Eggs are a great source of protein. Numerous vitamins, including vitamin A, potassium and many B vitamins like folic acid, choline and biotin, are also packed into this oval-shaped staple [Source: USDA]. In fact, very few foods share the same diverse nutrient makeup available in a single egg. Many of these are specifically needed for the health of the nerves and the brain. Through the years, all fats have become public enemies, often blamed for an increased risk of heart disease. Eggs fell out of favor and people gravitated toward egg whites as a substitute. In truth, the yolk is where many of the vitamins and nutrients are found.
1. Eggs are great for the eyes. According to one study, an egg a day may prevent macular degeneraton due to the carotenoid content, specifically lutein and zeaxanthin. Both nutrients are more readily available to our bodies from eggs than from other sources.
2. Eggs are an excellent source of choline. Choline is known as the memory vitamin because it is an important part of a neurotransmitter that helps preserve the integrity of the electrical transmission across the gaps between nerves. It aids brain function and enhances thinking capacity and memory. Recent studies show that providing extra choline during pregnancy plays an essential role in brain development and higher memory capabilities throughout life. Choline also seems helpful in treating memory deficiencies in adults.
3. One egg contains 6 grams of high-quality protein and all 9 essential amino acids.
4. According to a study by the Harvard School of Public Health, there is no significant link between egg consumption and heart disease. In fact, according to one study, regular consumption of eggs may help prevent blood clots, stroke, and heart attacks.

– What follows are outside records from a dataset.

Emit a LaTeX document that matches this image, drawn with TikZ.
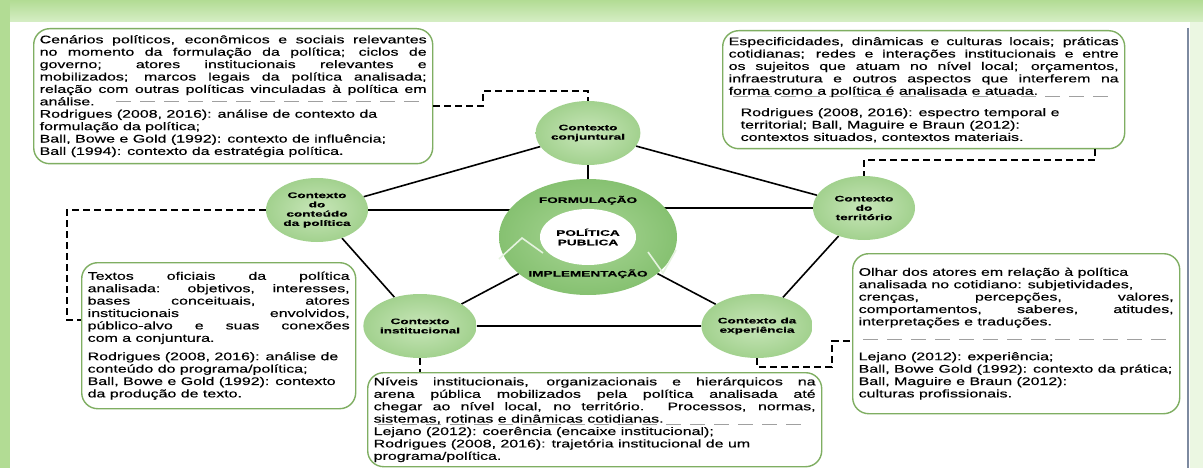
\documentclass[tikz,border=0pt]{standalone}
\usepackage{fontspec}
\usepackage{xcolor}
\usepackage{tikz}
\usetikzlibrary{positioning,shapes.geometric,backgrounds}
\setmainfont{Liberation Sans}
\newfontfamily\boxfont[FakeStretch=1.45,FakeBold=0.4]{Liberation Sans}
\newfontfamily\ctxfont[FakeStretch=1.7,FakeBold=0.4]{Liberation Sans}
\definecolor{framegreen}{HTML}{B2DC94}
\definecolor{bandlight}{HTML}{D6EEC5}
\definecolor{boxline}{HTML}{7FAE62}
\definecolor{ctxin}{HTML}{C8E6B9}
\definecolor{ctxout}{HTML}{A2D18E}
\definecolor{ringlight}{HTML}{A9D696}
\definecolor{ringgreen}{HTML}{86C171}
\definecolor{sepgray}{HTML}{A0A0A0}
\definecolor{sideline}{HTML}{7D8AA0}
\setlength{\parindent}{0pt}
\tolerance=10000
\hbadness=10000
\newcommand{\sepdash}[1][3pt]{\leavevmode{\color{sepgray}\leaders\hbox to 24pt{\hss\rule[#1]{15pt}{0.9pt}\hss}\hfill}\kern0pt}
\newcommand{\sepunder}{\makebox[0pt][l]{\color{sepgray}\leaders\hbox to 24pt{\hss\rule[-2pt]{15pt}{0.9pt}\hss}\hskip\hsize}}

\begin{document}
\begin{tikzpicture}[x=1pt, y=-1pt,
  infobox/.style={draw=boxline, line width=1.4pt, rounded corners=16pt, fill=white, anchor=north west, align=justify, inner xsep=6pt, inner ysep=4pt, font=\boxfont\fontsize{11}{12.4}\selectfont},
  ctx/.style={ellipse, minimum width=102pt, minimum height=64pt, inner sep=0pt, inner color=ctxin, outer color=ctxout, align=center, font=\ctxfont\bfseries\fontsize{8}{9.3}\selectfont},
  ring/.style={ellipse, minimum width=178pt, minimum height=116pt, inner color=ringlight, outer color=ringgreen},
  hub/.style={ellipse, minimum width=96pt, minimum height=56pt, inner sep=0pt, fill=white, align=center, font=\ctxfont\bfseries\fontsize{8}{9.5}\selectfont},
  ringlbl/.style={inner sep=1pt, font=\ctxfont\bfseries\fontsize{8}{9.5}\selectfont},
  solidlink/.style={line width=1.6pt, black},
  dashlink/.style={line width=1.8pt, black, dash pattern=on 7pt off 4pt}
]
  \useasboundingbox (0,0) rectangle (1203,468);

  \node[ctx] (conj) at (588,133) {Contexto\\conjuntural};
  \node[ctx] (cont) at (317,210) {Contexto\\do\\conteúdo\\da política};
  \node[ctx] (terr) at (864,208) {Contexto\\do\\território};
  \node[ctx] (inst) at (420,326) {Contexto\\institucional};
  \node[ctx] (expe) at (757,326) {Contexto da\\experiência};

  \node[ring] (ring) at (588,237) {};
  \draw[white!70!ringlight, line width=1.6pt] (499,259) -- (522,238) -- (543,253);
  \draw[white!70!ringlight, line width=1.6pt] (648,252) -- (663,273) -- (676,250);
  \node[hub] (hub) at (ring.center) {POLÍTICA\\PUBLICA};
  \node[ringlbl, above=3pt of hub] (formu) {FORMULAÇÃO};
  \node[ringlbl, below=3pt of hub] (imple) {IMPLEMENTAÇÃO};

  \begin{scope}[on background layer]
    \fill[white] (0,0) rectangle (1203,468);
    \shade[top color=framegreen, bottom color=bandlight] (0,0) rectangle (1203,22);
    \fill[framegreen] (0,0) rectangle (10,468);
    \fill[bandlight!50!white] (1190,22) rectangle (1203,468);
    \draw[sideline, line width=1.2pt] (1188,28) -- (1188,468);
    \draw[solidlink] (conj) -- (cont) -- (inst) -- (expe) -- (terr) -- (conj);
    \draw[solidlink] (conj) -- (ring);
    \draw[solidlink] (cont) -- (cont -| ring);
    \draw[solidlink] (terr) -- (terr -| ring);
    \draw[solidlink] (inst) -- (ring);
    \draw[solidlink] (expe) -- (ring);
  \end{scope}

  \node[infobox, text width=387pt, minimum height=135pt] (tlbox) at (33,28) {Cenários políticos, econômicos e sociais relevantes\linebreak
no momento da formulação da política; ciclos de\linebreak
governo; atores institucionais relevantes e\linebreak
mobilizados; marcos legais da política analisada;\linebreak
relação com outras políticas vinculadas à política em\linebreak
análise.\ \sepdash\par
Rodrigues (2008, 2016): análise de contexto da\\
formulação da política;\\
Ball, Bowe e Gold (1992): contexto de influência;\\
Ball (1994): contexto da estratégia política.};

  \node[infobox, text width=390pt, minimum height=118pt] (trbox) at (722,30) {Especificidades, dinâmicas e culturas locais; práticas\linebreak
cotidianas; redes e interações institucionais e entre\linebreak
os sujeitos que atuam no nível local; orçamentos,\linebreak
infraestrutura e outros aspectos que interferem na\linebreak
\sepunder forma como a política é analisada e atuada.\par
\vskip9pt
\hspace*{12pt}Rodrigues (2008, 2016): espectro temporal e\\
\hspace*{12pt}territorial; Ball, Maguire e Braun (2012):\\
\hspace*{12pt}contextos situados, contextos materiais.};

  \node[infobox, text width=262pt, minimum height=146pt] (blbox) at (81,262) {Textos oficiais da política\linebreak
analisada: objetivos, interesses,\linebreak
bases conceituais, atores\linebreak
institucionais envolvidos,\linebreak
público-alvo e suas conexões\linebreak
com a conjuntura.\par
\vskip6pt
Rodrigues (2008, 2016): análise de\\
conteúdo do programa/política;\\
Ball, Bowe e Gold (1992): contexto\\
da produção de texto.};

  \node[infobox, text width=315pt, minimum height=160pt] (brbox) at (852,253) {Olhar dos atores em relação à política\\
analisada no cotidiano: subjetividades,\\
crenças, percepções, valores,\linebreak
comportamentos, saberes, atitudes,\linebreak
interpretações e traduções.\par
\vskip5pt\sepdash\par\vskip5pt
Lejano (2012): experiência;\\
Ball, Bowe Gold (1992): contexto da prática;\\
Ball, Maguire e Braun (2012):\\
culturas profissionais.};

  \node[infobox, text width=442pt, minimum height=94pt] (nvbox) at (367,372) {Níveis institucionais, organizacionais e hierárquicos na\linebreak
arena pública mobilizados pela política analisada até\linebreak
chegar ao nível local, no território. Processos, normas,\linebreak
\sepunder sistemas, rotinas e dinâmicas cotidianas.\par
Lejano (2012): coerência (encaixe institucional);\\
Rodrigues (2008, 2016): trajetória institucional de um\\
programa/política.};

  \coordinate (bendtl) at (483,91);
  \coordinate (bendtr) at (1095,160);
  \coordinate (bendbl) at (67,320);
  \coordinate (bendbr) at (832,367);

  \draw[dashlink] ([yshift=-10pt]tlbox.east) -| (bendtl) -| (conj.north);
  \draw[dashlink] (bendtr |- trbox.south) -- (bendtr) -| (terr.north);
  \draw[dashlink] (cont.west) -| (bendbl) -- (bendbl -| blbox.west);
  \draw[dashlink] (inst.south) -- (inst.south |- nvbox.north);
  \draw[dashlink] (expe.south) |- (bendbr) |- ([yshift=-7pt]brbox.west);
\end{tikzpicture}
\end{document}
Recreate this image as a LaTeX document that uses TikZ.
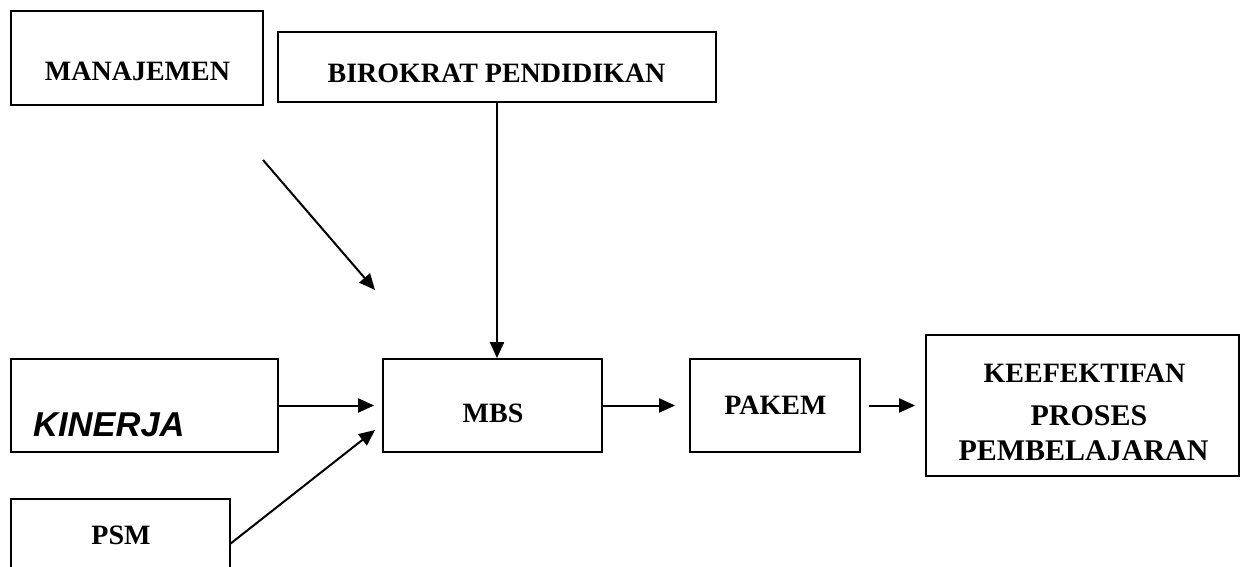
\documentclass[tikz,border=0pt]{standalone}
\usepackage{fontspec}
\setmainfont{Liberation Serif}
\setsansfont{Liberation Sans}
\usetikzlibrary{arrows.meta}
\begin{document}
\begin{tikzpicture}[x=1pt,y=-1pt,
  box/.style={draw,line width=1.8pt,inner sep=0pt},
  lbl/.style={anchor=base,inner sep=0pt,font=\bfseries\fontsize{28}{30}\selectfont},
  lblbig/.style={anchor=base,inner sep=0pt,font=\bfseries\fontsize{30}{32}\selectfont},
  conn/.style={line width=2pt,-{Triangle[length=16pt,width=14pt]}}]
\useasboundingbox (0,0) rectangle (1241,567);
\clip (0,0) rectangle (1241,567);
% boxes
\node[box,minimum width=252pt,minimum height=94pt] (man) at (137,58) {};
\node[box,minimum width=438pt,minimum height=70pt] (bir) at (497,67) {};
\node[box,minimum width=267pt,minimum height=93pt] (kin) at (144.5,405.5) {};
\node[box,minimum width=219pt,minimum height=93pt] (mbs) at (492.5,405.5) {};
\node[box,minimum width=219pt,minimum height=140pt] (psm) at (120.5,569) {};
\node[box,minimum width=170pt,minimum height=93pt] (pak) at (775,405.5) {};
\node[box,minimum width=313pt,minimum height=141pt] (kee) at (1082.5,405.5) {};
% texts
\node[lbl] (manT) at (137.5,81) {MANAJEMEN};
\node[lbl] (birT) at (496.5,83) {BIROKRAT PENDIDIKAN};
\node[anchor=base west,inner sep=0pt,font=\sffamily\bfseries\itshape\fontsize{34.5}{36}\selectfont] (kinT) at (33,436) {KINERJA};
\node[lbl] (mbsT) at (493,422) {MBS};
\node[lbl] (pakT) at (775.5,414) {PAKEM};
\node[lbl] (psmT) at (121,544) {PSM};
\node[lbl] (keeT1) at (1084.5,382) {KEEFEKTIFAN};
\node[lblbig] (keeT2) at (1089,425) {PROSES};
\node[lblbig] (keeT3) at (1083.5,460) {PEMBELAJARAN};
% free ends
\coordinate (d1) at (263,160);
\coordinate (d2) at (375,290);
\coordinate (p1) at (230,544);
\coordinate (p2) at (375,430);
% connectors
\draw[conn] (bir.south) -- (bir.south |- mbs.north);
\draw[conn] (d1) -- (d2);
\draw[conn,shorten >=8pt] (kin.east) -- (mbs.west);
\draw[conn] (p1) -- (p2);
\draw[conn,shorten >=14pt] (mbs.east) -- (pak.west);
\draw[conn,shorten <=8pt,shorten >=10pt] (pak.east) -- (kee.west);
\end{tikzpicture}
\end{document}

5. They are a good source of choline. One egg yolk has about 300 micrograms of choline. Choline is an important nutrient that helps regulate the brain, nervous system, and cardiovascular system.
6. They contain the right kind of fat. One egg contains just 5 grams of fat and only 1.5 grams of that is saturated fat.
7. New research shows that, contrary to previous belief, moderate consumption of eggs does not have a negative impact on cholesterol. In fact, recent studies have shown that regular consumption of two eggs per day does not affect a person's lipid profile and may, in fact, improve it. Research suggests that it is saturated fat that raises cholesterol rather than dietary cholesterol.
8. Eggs are one of the only foods that contain naturally occurring vitamin D.
9. Eggs may prevent breast cancer. In one study, women who consumed at least 6 eggs per week lowered their risk of breast cancer by 44%.
10. Eggs promote healthy hair and nails because of their high sulphur content and wide array of vitamins and minerals. Many people find their hair growing faster after adding eggs to their diet, especially if they were previously deficient in foods containing sulphur or B12.
Cholesterol is essential for life. It is produced naturally in our bodies and forms a basic part of all our cells. Cholesterol helps to regulate our hormones, helps us utilize Vitamin D and helps us digest food.
Most of the cholesterol in our body (about 80%) is produced in the liver. Only about 20% is affected by what we eat. If you eat more cholesterol than you need, your body accommodates by producing less.